In periods like this, the primary distortion is not only external. It is internalized via the communication layer. The system amplifies signal, and individuals begin to live inside that amplification. Attention fragments, emotional tone destabilizes, and reaction replaces response. The environment does not need to be controlled for this to happen. It only needs to be consumed.
The first step is therefore structural, not moral: reduce exposure to unfiltered amplification. This does not mean disengaging from reality. It means recognizing that the dominant frequency of reality in this period is not neutral. It is designed to intensify, accelerate, and fragment. Without intervention, it will set the baseline for your internal state. Limiting frequency, constraining input windows, and selecting sources deliberately are not acts of avoidance.
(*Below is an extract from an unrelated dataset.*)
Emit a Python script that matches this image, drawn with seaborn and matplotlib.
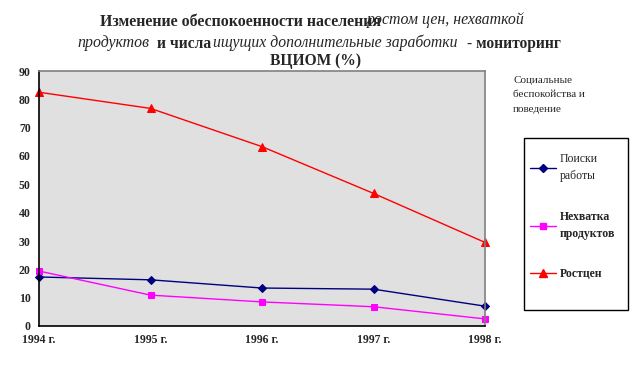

They are necessary acts of regulation.
The second step is to separate detection from reaction. In an amplified environment, you will notice more. Subtle misalignments, inconsistencies, and distortions become visible more quickly. This can create the impression that something must be done immediately, whether that’s true or not. The ability to register a signal without collapsing it into interpretation or action is critical. If you act at the speed of the system, you will replicate its instability. If you allow signals to repeat and clarify, you begin to distinguish between noise and pattern.
The third is to restore domain integrity. One of the defining features of these periods is boundary erosion. Personal, professional, and collective domains bleed into one another through constant connectivity. The result is that everything feels equally urgent and equally relevant when they are not. Deliberately re-establishing boundaries (what belongs to your direct responsibility, what belongs to your work, what belongs to the broader system) reduces unnecessary load. Without this separation, the system attempts to process everything at once, overwhelms, and fails.
The fourth is to identify your primary compensations. Under pressure, you will default to the functions that are most available to you. For some, this is analysis; for others, control, relational smoothing, or withdrawal. These strategies work (to some degree), which is why they are used. They also maintain the imbalance that produces suffering. The task is not to eliminate them, but to see when they are being used to avoid developing a weaker function. When the system reaches for what is easy, that is often the point at which development is being bypassed.
The fifth is to tolerate instability without immediately resolving it. This is the most difficult and the most important. The current environment conditions you to seek rapid closure. Every question demands an answer, every ambiguity a position. Development now requires the opposite. It requires the capacity to remain in contact with what is not yet resolved without collapsing into premature certainty. This is not passivity, but rather the condition under which more accurate alignment becomes possible.
Finally, recognize that not all activity is progress. Periods of amplification create the illusion that constant engagement is necessary. It is not. Much of what is happening is the system working through its own imbalance. Your task is not to match its pace, but to maintain your own coherence within it. That coherence is built through selective attention, disciplined engagement, and the deliberate development of functions that are not yet stable.
The pattern will run its course. The question is whether you will be organized by it or whether you will use it as an opportunity for development. Those are our choices.